AVAILABLE DATA:
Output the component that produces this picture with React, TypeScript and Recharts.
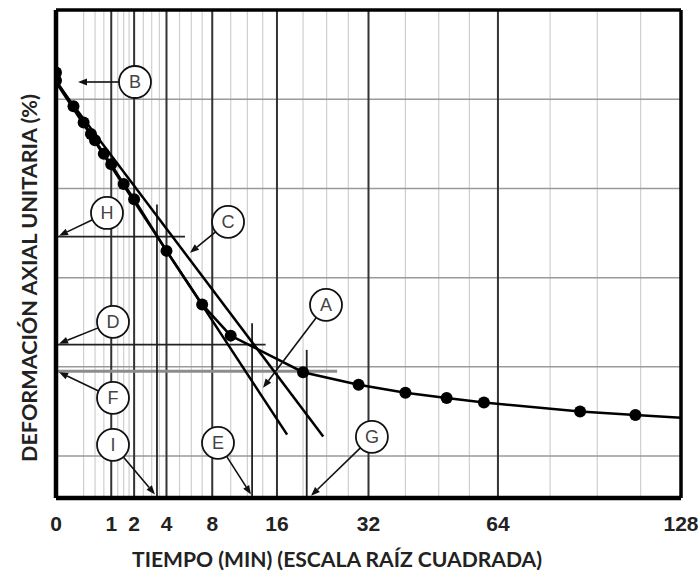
import React from "react";
import {
  ComposedChart,
  Line,
  XAxis,
  YAxis,
  ReferenceLine,
  ReferenceDot,
} from "recharts";

// ── Data (x: time in minutes, y: axial strain in grid units, downward) ──

const readTime = [0, 0, 0.1, 0.25, 0.4, 0.5, 0.75, 1, 1.5, 2, 4, 7, 10, 20, 30, 40, 50, 60, 90, 110];
const readStrain = [0.7, 0.79, 1.08, 1.26, 1.39, 1.46, 1.61, 1.73, 1.95, 2.12, 2.7, 3.3, 3.65, 4.06, 4.2, 4.29, 4.35, 4.4, 4.5, 4.54];
const curveEndTime = 128;
const curveEndStrain = 4.57;

// the two straight construction lines (second one has 1.15x the abscissa)
const firstLineTime = [0, 17.5];
const firstLineStrain = [0.81, 4.76];
const secondLineTime = [0, 23.4];
const secondLineStrain = [0.81, 4.78];

const xTicks = [0, 1, 2, 4, 8, 16, 32, 64, 128];
const minorX = [0.25, 0.5, 0.75, 1.25, 1.5, 1.75, 2.5, 3, 3.5, 5, 6, 7, 10, 12, 14, 20, 24, 28, 40, 48, 56, 80, 96, 112];
const gridY = [1, 2, 3, 4, 5];
const yMax = 5.47;

// horizontal marker lines H, D, F
const hMarkStrain = [2.54, 3.75, 4.05];
const hMarkEnd = [5.45, 14.4, 25.9];

// vertical marker lines I, E, G
const vMarkTime = [3.34, 12.6, 20.6];
const vMarkTop = [2.18, 3.51, 3.81];

// callouts
const calloutLetter = ["B", "H", "C", "D", "F", "I", "E", "A", "G"];
const calloutTime = [2.045, 0.852, 9.7, 1.065, 1.065, 1.065, 8.6, 23.89, 32.7];
const calloutStrain = [0.807, 2.275, 2.375, 3.496, 4.347, 4.874, 4.852, 3.305, 4.784];
const tipTime = [0.159, 0.003, 5.88, 0.003, 0.003, 3.21, 12.46, 14.04, 21.31];
const tipStrain = [0.807, 2.53, 2.72, 3.74, 4.06, 5.43, 5.43, 4.235, 5.445];

const readings = readTime.map((t, i) => ({ t, d: readStrain[i] }));
const curve = [...readings, { t: curveEndTime, d: curveEndStrain }];
const firstLine = firstLineTime.map((t, i) => ({ t, d: firstLineStrain[i] }));
const secondLine = secondLineTime.map((t, i) => ({ t, d: secondLineStrain[i] }));

const CIRCLE_R = 16;

function Arrow(p: any) {
  const { x1, y1, x2, y2 } = p;
  const dx = x2 - x1;
  const dy = y2 - y1;
  const len = Math.hypot(dx, dy) || 1;
  const ux = dx / len;
  const uy = dy / len;
  const sx = x1 + ux * CIRCLE_R;
  const sy = y1 + uy * CIRCLE_R;
  const hx = x2 - ux * 9;
  const hy = y2 - uy * 9;
  const px = -uy * 3.5;
  const py = ux * 3.5;
  return (
    <g>
      <line x1={sx} y1={sy} x2={hx} y2={hy} stroke="#111" strokeWidth={1.6} />
      <polygon
        points={`${x2},${y2} ${hx + px},${hy + py} ${hx - px},${hy - py}`}
        fill="#111"
      />
    </g>
  );
}

const titleFont = "Lato, 'Open Sans', sans-serif";

function XTitle(props: any) {
  const vb = props.viewBox;
  return (
    <text
      x={vb.x + 281}
      y={vb.y + 69}
      textAnchor="middle"
      fontFamily={titleFont}
      fontWeight={700}
      fontSize={21}
      fill="#222"
      textLength={410}
      lengthAdjust="spacingAndGlyphs"
    >
      TIEMPO (MIN) (ESCALA RAÍZ CUADRADA)
    </text>
  );
}

function YTitle(props: any) {
  const vb = props.viewBox;
  const cx = vb.x + 28;
  const cy = 278;
  return (
    <text
      x={cx}
      y={cy}
      transform={`rotate(-90 ${cx} ${cy})`}
      textAnchor="middle"
      dominantBaseline="central"
      fontFamily={titleFont}
      fontWeight={700}
      fontSize={21}
      fill="#222"
      textLength={368}
      lengthAdjust="spacingAndGlyphs"
    >
      DEFORMACIÓN AXIAL UNITARIA (%)
    </text>
  );
}

export default function App() {
  return (
    <div style={{ width: 698, height: 578, background: "#fff", fontFamily: "'Liberation Sans', Arial, sans-serif" }}>
      <style>{"body{margin:0}"}</style>
      <ComposedChart
        width={698}
        height={578}
        margin={{ top: 10, right: 17, bottom: 40, left: 0 }}
      >
        <XAxis
          dataKey="t"
          type="number"
          scale="sqrt"
          domain={[0, 128]}
          ticks={xTicks}
          allowDataOverflow
          axisLine={false}
          tickLine={false}
          tickSize={0}
          tickMargin={18}
          height={40}
          interval={0}
          tick={{ fontSize: 21, fontWeight: 700, fill: "#222", fontFamily: "'Liberation Sans', Arial, sans-serif" }}
          label={{ content: XTitle }}
        />
        <YAxis
          dataKey="d"
          type="number"
          domain={[0, yMax]}
          reversed
          allowDataOverflow
          width={56}
          tick={false}
          axisLine={false}
          tickLine={false}
          label={{ content: YTitle }}
        />

        {minorX.map((v) => (
          <ReferenceLine key={`mx${v}`} x={v} stroke="#cfcfcf" strokeWidth={1.2} />
        ))}
        {gridY.map((v) => (
          <ReferenceLine key={`gy${v}`} y={v} stroke="#9a9a9a" strokeWidth={1.5} />
        ))}
        {xTicks.slice(1, -1).map((v) => (
          <ReferenceLine key={`Mx${v}`} x={v} stroke="#333" strokeWidth={2} />
        ))}

        {hMarkStrain.map((y, i) => (
          <ReferenceLine
            key={`h${i}`}
            segment={[{ x: 0, y }, { x: hMarkEnd[i], y }]}
            stroke={i === 2 ? "#8c8c8c" : "#222"}
            strokeWidth={i === 2 ? 3 : 1.8}
          />
        ))}
        {vMarkTime.map((x, i) => (
          <ReferenceLine
            key={`v${i}`}
            segment={[{ x, y: vMarkTop[i] }, { x, y: yMax }]}
            stroke="#222"
            strokeWidth={1.8}
          />
        ))}

        <Line
          data={firstLine}
          dataKey="d"
          stroke="#000"
          strokeWidth={2.5}
          dot={false}
          isAnimationActive={false}
        />
        <Line
          data={secondLine}
          dataKey="d"
          stroke="#000"
          strokeWidth={2.5}
          dot={false}
          isAnimationActive={false}
        />
        <Line
          data={curve}
          dataKey="d"
          stroke="#000"
          strokeWidth={2.5}
          dot={false}
          isAnimationActive={false}
        />
        <Line
          data={readings}
          dataKey="d"
          stroke="none"
          dot={{ r: 6, fill: "#000", stroke: "none" }}
          isAnimationActive={false}
        />

        {calloutLetter.map((l, i) => (
          <ReferenceLine
            key={`a${l}`}
            segment={[
              { x: calloutTime[i], y: calloutStrain[i] },
              { x: tipTime[i], y: tipStrain[i] },
            ]}
            shape={Arrow}
          />
        ))}
        {calloutLetter.map((l, i) => (
          <ReferenceDot
            key={`c${l}`}
            x={calloutTime[i]}
            y={calloutStrain[i]}
            r={CIRCLE_R}
            fill="#fff"
            stroke="#111"
            strokeWidth={1.8}
            label={{ value: l, position: "center", fill: "#444", fontSize: 18 }}
          />
        ))}

        {/* plot frame */}
        <ReferenceLine x={0} ifOverflow="visible" stroke="#000" strokeWidth={4.5} />
        <ReferenceLine x={128} ifOverflow="visible" stroke="#000" strokeWidth={3.5} />
        <ReferenceLine y={0} ifOverflow="visible" stroke="#000" strokeWidth={3.5} />
        <ReferenceLine y={yMax} ifOverflow="visible" stroke="#000" strokeWidth={4.5} />
      </ComposedChart>
    </div>
  );
}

OBJECTIVE: Repeat, with no pictures, each line from the beginning of the data through the line containing "const curveEndStrain = 4.57;", inclusive.

FULL SOLUTION:
Output the component that produces this picture with React, TypeScript and Recharts.
import React from "react";
import {
  ComposedChart,
  Line,
  XAxis,
  YAxis,
  ReferenceLine,
  ReferenceDot,
} from "recharts";

// ── Data (x: time in minutes, y: axial strain in grid units, downward) ──

const readTime = [0, 0, 0.1, 0.25, 0.4, 0.5, 0.75, 1, 1.5, 2, 4, 7, 10, 20, 30, 40, 50, 60, 90, 110];
const readStrain = [0.7, 0.79, 1.08, 1.26, 1.39, 1.46, 1.61, 1.73, 1.95, 2.12, 2.7, 3.3, 3.65, 4.06, 4.2, 4.29, 4.35, 4.4, 4.5, 4.54];
const curveEndTime = 128;
const curveEndStrain = 4.57;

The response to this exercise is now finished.